By Kirstin Ridley
LONDON (Reuters) - Britain's Serious Fraud Office (SFO) has secured a key corporate conviction for foreign bribery after a London court sentenced the chairman and marketing director of a UK printing company for bribing public officials in Kenya and Mauritania.
Judge David Higgins on Thursday sentenced Christopher Smith, the 72-year-old chairman of Smith and Ouzman, to an 18-month suspended sentence and sales and marketing director Nicholas Smith, 43, was handed a three-year jail sentence.
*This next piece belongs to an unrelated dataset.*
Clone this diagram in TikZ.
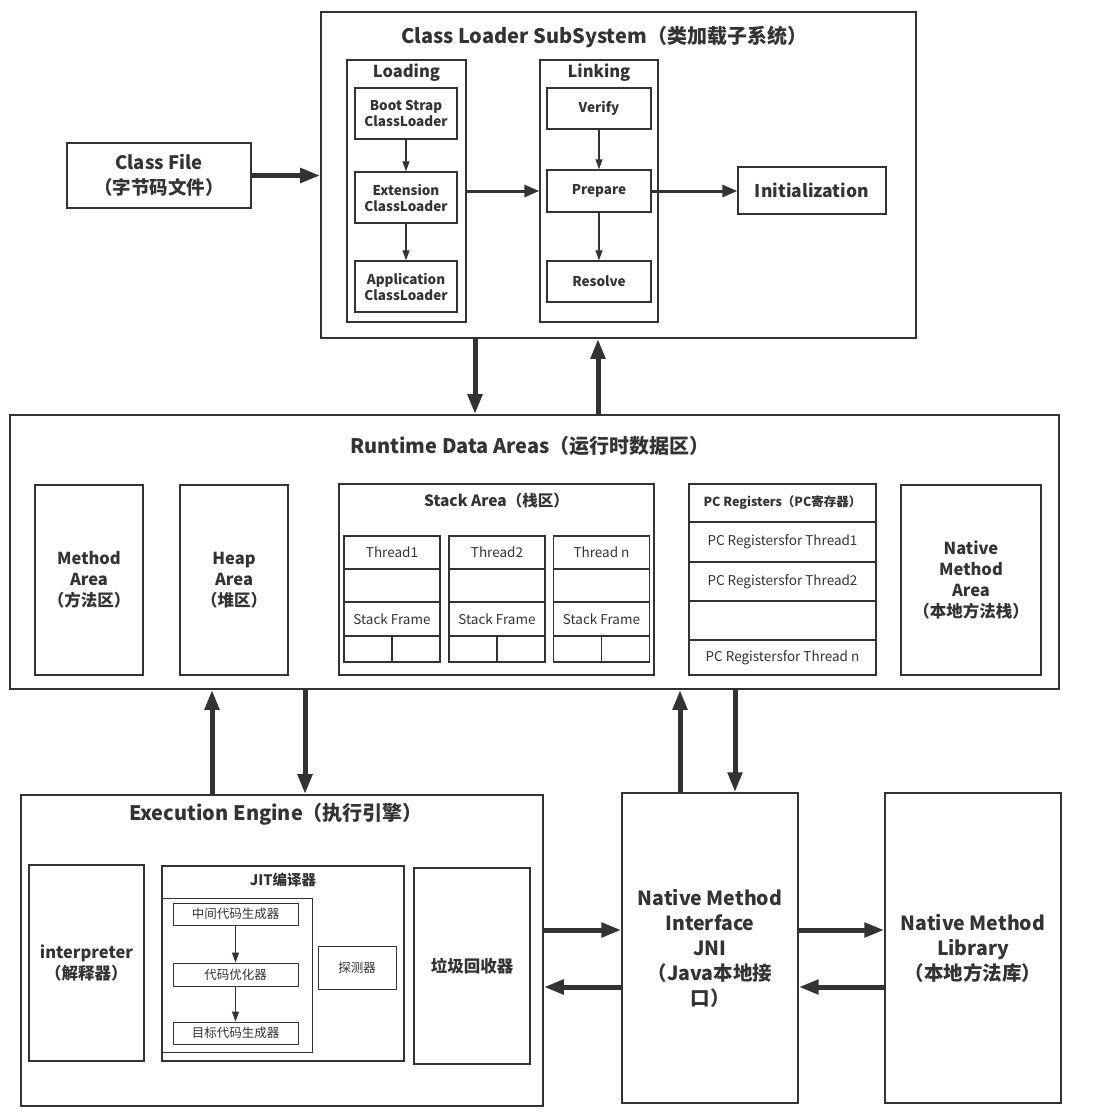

The company, which specialises in security documents such as ballot papers and education certificates, will be sentenced later in a case dubbed "Chickengate", because the word "chicken" was used as a guise for "bribes" in email exchanges.
Calling the behaviour "cynical, deplorable and deeply antisocial", the judge also disqualified the men as directors for six years after they were convicted of bribing public officials around 400,000 pounds to secure business contracts between 2006 and 2010.
"This case marks the first convictions secured against a corporate for foreign bribery, following a contested trial," said SFO Director David Green. "The convictions recognise the corrosive impact of such conduct on growth and the integrity of business contracts in the developing world."
News of the sentencing came shortly after the SFO was ordered to pay a multi-million pound (dollar) legal bill following the collapse last year of a coal mining fraud case against six people -- including an eminent lawyer.
The SFO, whose case was dismissed by a judge for technical reasons after prosecutors changed the way they presented their case during trial, said it would consider appealing.
"The SFO is considering possible avenues of appeal in relation to the judgement of (Judge Gary) Hickinbottom on the issue of costs in this case," a spokeswoman said on Thursday.
The judge's decision to award costs against the SFO is a blow to the agency, which has announced a series of high-profile investigations and is determined to silence political critics who wish to roll it into a national crime-fighting agency.
It had charged the six men with conspiracy to defraud local authorities in a 2013 case that hinged on the transfer of the leases of four Welsh opencast mining sites operated by miner Celtic Energy to British Virgin Islands-based companies in 2010.
The SFO has also been ordered to pay the legal costs of the London-based Tchenguiz property barons after a botched investigation prompted the brothers to launch a 300 million pound damages claim. The agency reached a 4.5 million pound out-of-court settlement last July.